Un precedente dell’epoca Obama invocato anche dal Wall Street Journal in un editoriale per chiedere che per Trump siano usati gli stessi standard, a meno che non emergano «nuovi dettagli». Su una linea opposta – a conferma della polarizzazione del Paese – il New York Times e il Washington Post, che sollecitano il dipartimento di Giustizia ad andare avanti anche a rischio di una «escalation politica» e di «tumulti» per evitare «la percezione che l’America stia diventando una repubblica delle banane» e di mandare «un pericoloso messaggio di impunità».
A far salire la tensione è anche la minaccia dei Repubblicani, spinti dall’ala trumpiana del partito, di lanciare una serie di contro-inchieste contro l’amministrazione Biden se conquisteranno la Camera a Midterm.
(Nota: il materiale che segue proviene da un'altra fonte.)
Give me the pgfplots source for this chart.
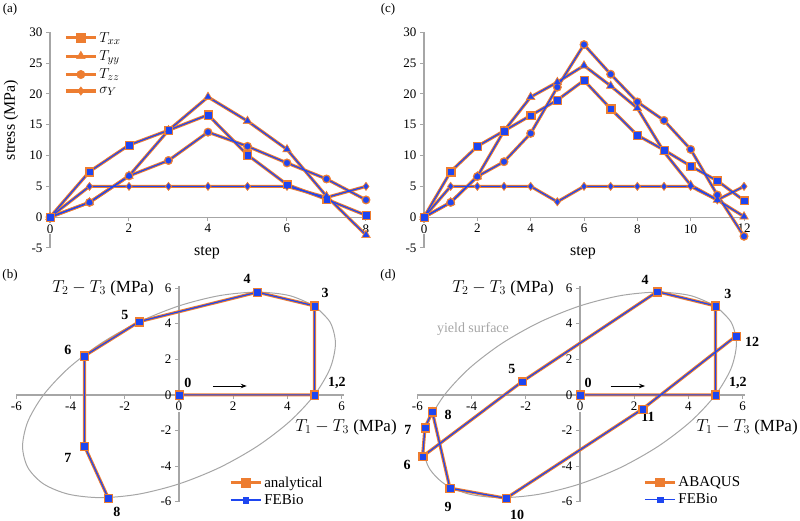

In cima alla lista, gli affari all’estero (in particolare in Ucraina e Cina) di Hunter Biden, quando il padre Joe era vicepresidente, e l’indagine tuttora pendente sulla sua presunta evasione fiscale. Nel mirino anche l’attorney general Merrick Garland per la asserita `politicizzazione´ della giustizia dopo il suo ok alla perquisizione dell’Fbi a Mar-a-Lago.
Nella blacklist figura inoltre il segretario alla Sicurezza interna Alejandro Mayorkas per la gestione della crisi migratoria, con un record di 1,8 milioni di clandestini arrestati al confine col Messico dallo scorso ottobre: 32 deputati repubblicani già sostengono una risoluzione di impeachment. Non manca il famoso immunologo Anthony Fauci, il consigliere della Casa Bianca per la lotta al Covid, sospettato di aver minimizzato la tesi sull’origine del coronavirus in un laboratorio cinese.
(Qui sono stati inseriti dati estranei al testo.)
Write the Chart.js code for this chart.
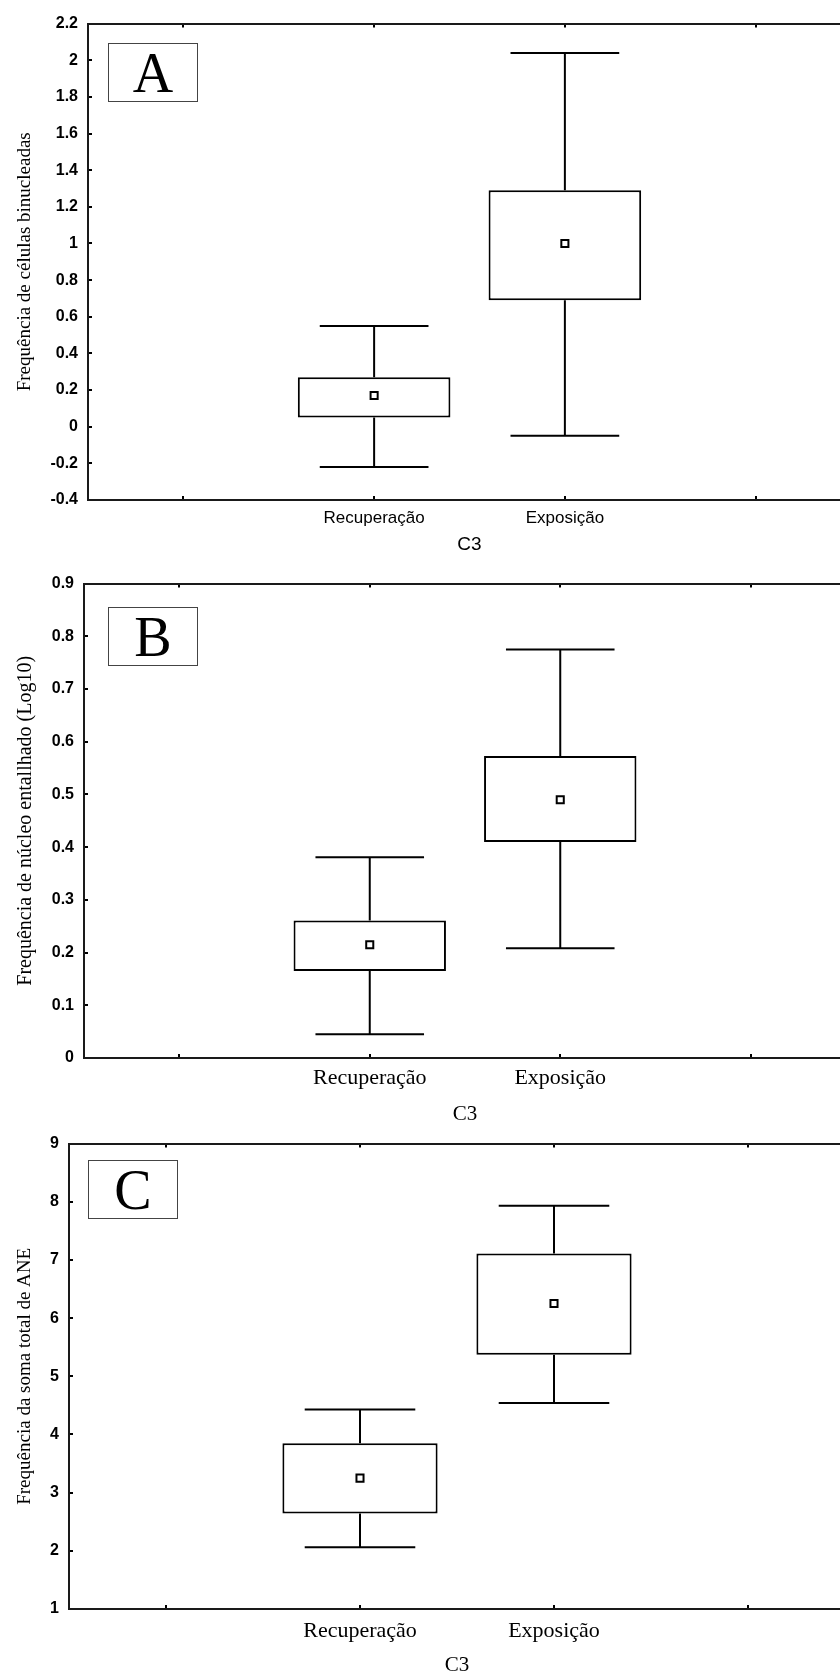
<!DOCTYPE html>
<html>
<head>
<meta charset="utf-8">
<title>C3 - Recuperação x Exposição</title>
<script src="https://cdn.jsdelivr.net/npm/chart.js@4.4.1/dist/chart.umd.min.js"></script>
<style>
  html, body { margin: 0; padding: 0; background: #fff; }
  body { width: 840px; height: 1676px; overflow: hidden; position: relative; }
  .panel { position: absolute; left: 0; width: 860px; }
  .panel canvas { display: block; }
  .tag {
    position: absolute;
    width: 88px;
    height: 57px;
    border: 1px solid #444;
    background: #fff;
    color: #000;
    font-family: 'Liberation Serif', serif;
    font-size: 56px;
    line-height: 58px;
    text-align: center;
  }
</style>
</head>
<body>

<div class="panel" style="top:0px"><canvas id="chart-a" width="860" height="556"></canvas></div>
<div class="panel" style="top:560px"><canvas id="chart-b" width="860" height="567"></canvas></div>
<div class="panel" style="top:1120px"><canvas id="chart-c" width="860" height="558"></canvas></div>

<div class="tag" style="left:108px; top:43px;">A</div>
<div class="tag" style="left:108px; top:607px;">B</div>
<div class="tag" style="left:88px; top:1160px;">C</div>

<script>
// ========================
// DATA
// ========================

const groupLabels = ['Recuperação', 'Exposição'];
const groupPositions = [1, 2];       // where each group sits on the x axis
const xTickValues = [0, 1, 2, 3];    // tick marks along the frame
const xTitle = 'C3';

// A - binucleated cells
const binMin  = [-0.22, -0.05];
const binQ1   = [0.05, 0.69];
const binMean = [0.17, 1.00];
const binQ3   = [0.27, 1.29];
const binMax  = [0.55, 2.04];
const binAxis = [-0.4, 2.2, 0.2];    // min, max, step
const binTitle = 'Frequência de células binucleadas';

// B - notched nucleus (log10)
const notMin  = [0.045, 0.208];
const notQ1   = [0.165, 0.41];
const notMean = [0.215, 0.49];
const notQ3   = [0.261, 0.573];
const notMax  = [0.381, 0.775];
const notAxis = [0, 0.9, 0.1];
const notTitle = 'Frequência de núcleo entallhado (Log10)';

// C - total sum of ANE
const aneMin  = [2.06, 4.54];
const aneQ1   = [2.64, 5.37];
const aneMean = [3.25, 6.25];
const aneQ3   = [3.85, 7.11];
const aneMax  = [4.43, 7.93];
const aneAxis = [1, 9, 1];
const aneTitle = 'Frequência da soma total de ANE';

// ========================
// HELPERS
// ========================

const CAP_HALF = 0.285; // half width of whisker caps, in x units

// whisker stems + caps, broken into segments with null points
function whiskerPoints(mins, q1s, q3s, maxs) {
  const pts = [];
  groupPositions.forEach((x, i) => {
    pts.push({ x, y: maxs[i] }, { x, y: q3s[i] }, { x, y: null });
    pts.push({ x, y: q1s[i] }, { x, y: mins[i] }, { x, y: null });
    pts.push({ x: x - CAP_HALF, y: maxs[i] }, { x: x + CAP_HALF, y: maxs[i] }, { x, y: null });
    pts.push({ x: x - CAP_HALF, y: mins[i] }, { x: x + CAP_HALF, y: mins[i] }, { x, y: null });
  });
  return pts;
}

function frameGrid() {
  return { drawOnChartArea: false, drawTicks: true, tickLength: -4, color: '#000', lineWidth: 2 };
}

function frameBorder() {
  return { display: true, color: '#1a1a1a', width: 2 };
}

function setXTicks(scale) {
  scale.ticks = xTickValues.map(v => ({ value: v }));
}

// "2.0" -> "2", "0.30000000000000004" -> "0.3"
function plainNumber(v) {
  return String(parseFloat(Number(v).toFixed(4)));
}

function makeBoxChart(canvasId, stats, axis, yTitle, look) {
  const [yMin, yMax, yStep] = axis;

  return new Chart(document.getElementById(canvasId), {
    type: 'bar',
    data: {
      datasets: [
        {
          type: 'scatter',
          data: groupPositions.map((x, i) => ({ x, y: stats.mean[i] })),
          pointStyle: 'rect',
          pointRadius: 5,
          pointBackgroundColor: '#fff',
          pointBorderColor: '#000',
          pointBorderWidth: 2,
          order: 0
        },
        {
          type: 'bar',
          data: groupPositions.map((x, i) => ({ x, y: [stats.q1[i], stats.q3[i]] })),
          backgroundColor: '#fff',
          borderColor: '#000',
          borderWidth: 2,
          borderSkipped: false,
          barPercentage: 0.8,
          categoryPercentage: 1,
          order: 1
        },
        {
          type: 'line',
          data: whiskerPoints(stats.min, stats.q1, stats.q3, stats.max),
          borderColor: '#000',
          borderWidth: 2,
          pointRadius: 0,
          fill: false,
          spanGaps: false,
          order: 2
        }
      ]
    },
    options: {
      responsive: false,
      animation: false,
      locale: 'en-US',
      layout: { padding: { top: look.plotTop, right: look.padRight, bottom: 0, left: 0 } },
      plugins: {
        legend: { display: false },
        tooltip: { enabled: false }
      },
      scales: {
        x: {
          type: 'linear',
          position: 'bottom',
          min: -0.5,
          max: 3.5,
          offset: false,
          afterBuildTicks: setXTicks,
          afterFit: sc => { sc.height = look.xAxisHeight; },
          grid: Object.assign(frameGrid(), { offset: false }),
          border: frameBorder(),
          ticks: {
            autoSkip: false,
            maxRotation: 0,
            padding: look.xPad,
            color: '#000',
            font: look.xFont,
            callback: v => {
              const i = groupPositions.indexOf(v);
              return i >= 0 ? groupLabels[i] : '';
            }
          },
          title: {
            display: true,
            text: xTitle,
            color: '#000',
            font: look.titleFont,
            padding: { top: 0, bottom: 0 }
          }
        },
        x2: {
          type: 'linear',
          position: 'top',
          min: -0.5,
          max: 3.5,
          offset: false,
          afterBuildTicks: setXTicks,
          afterFit: sc => { sc.height = 0; },
          grid: Object.assign(frameGrid(), { offset: false }),
          border: frameBorder(),
          ticks: { display: false }
        },
        y: {
          type: 'linear',
          position: 'left',
          min: yMin,
          max: yMax,
          beginAtZero: false,
          afterFit: sc => { sc.width = look.plotLeft; },
          grid: frameGrid(),
          border: frameBorder(),
          ticks: {
            stepSize: yStep,
            padding: 14,
            color: '#000',
            font: { family: 'Liberation Sans', size: 16, weight: 'bold' },
            callback: plainNumber
          },
          title: {
            display: true,
            text: yTitle,
            color: '#000',
            font: { family: 'Liberation Serif', size: look.yTitleSize },
            padding: { top: 14, bottom: 0 }
          }
        }
      }
    }
  });
}

// ========================
// INITIALIZATION
// ========================

makeBoxChart('chart-a',
  { min: binMin, q1: binQ1, mean: binMean, q3: binQ3, max: binMax },
  binAxis, binTitle,
  {
    plotTop: 15, plotLeft: 88, padRight: 9, xAxisHeight: 56, xPad: 12,
    yTitleSize: 19,
    xFont: { family: 'Liberation Sans', size: 17 },
    titleFont: { family: 'Liberation Sans', size: 19 }
  });

makeBoxChart('chart-b',
  { min: notMin, q1: notQ1, mean: notMean, q3: notQ3, max: notMax },
  notAxis, notTitle,
  {
    plotTop: 22, plotLeft: 84, padRight: 14, xAxisHeight: 69, xPad: 11,
    yTitleSize: 20,
    xFont: { family: 'Liberation Serif', size: 22 },
    titleFont: { family: 'Liberation Serif', size: 21 }
  });

makeBoxChart('chart-c',
  { min: aneMin, q1: aneQ1, mean: aneMean, q3: aneQ3, max: aneMax },
  aneAxis, aneTitle,
  {
    plotTop: 18, plotLeft: 69, padRight: 15, xAxisHeight: 69, xPad: 13,
    yTitleSize: 19,
    xFont: { family: 'Liberation Serif', size: 22 },
    titleFont: { family: 'Liberation Serif', size: 21 }
  });
</script>
</body>
</html>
In genere il partito di opposizione che controlla la Camera usa i suoi poteri di controllo per rendere la vita difficile al governo: lo fecero i repubblicani con la Clinton per il caso Benghazi, mentre i dem hanno lanciato le inchieste sui rapporti di Trump con la Russia, l’Ucraina e l’assalto al Capitol. Ma ora si rischia che la politica diventi solo battaglia giudiziaria in un clima avvelenato di vendetta. Dove le minacce arrivano anche al personale degli Archivi Statali che hanno denunciato la scomparsa dei documenti classificati: carte che il tycoon conservava in luogo insicuro in mezzo a menù e ritagli di giornali, portandoli persino nella camere d’albergo nei suoi in viaggio all’estero, inclusi Paesi considerati avversari.
Trump ora non trova di meglio che chiedere «nuove elezioni immediatamente» accusando l’Fbi di aver insabbiato prima del voto la storia del computer di Hunter con presunte email sull’aiuto del padre nei suoi affari ucraini. Nel frattempo ospita e rilancia sul suo social Truth, sempre più in difficoltà finanziarie, decine di account cospirazionisti legati alla teoria QAnon. Tra i messaggi ripostati una immagine dello stesso ex presidente su un trono con una corona e l’emblema Q di QAnon dietro di lui, nonché un appello alla «guerra civile»: quella evocata dal senatore Graham.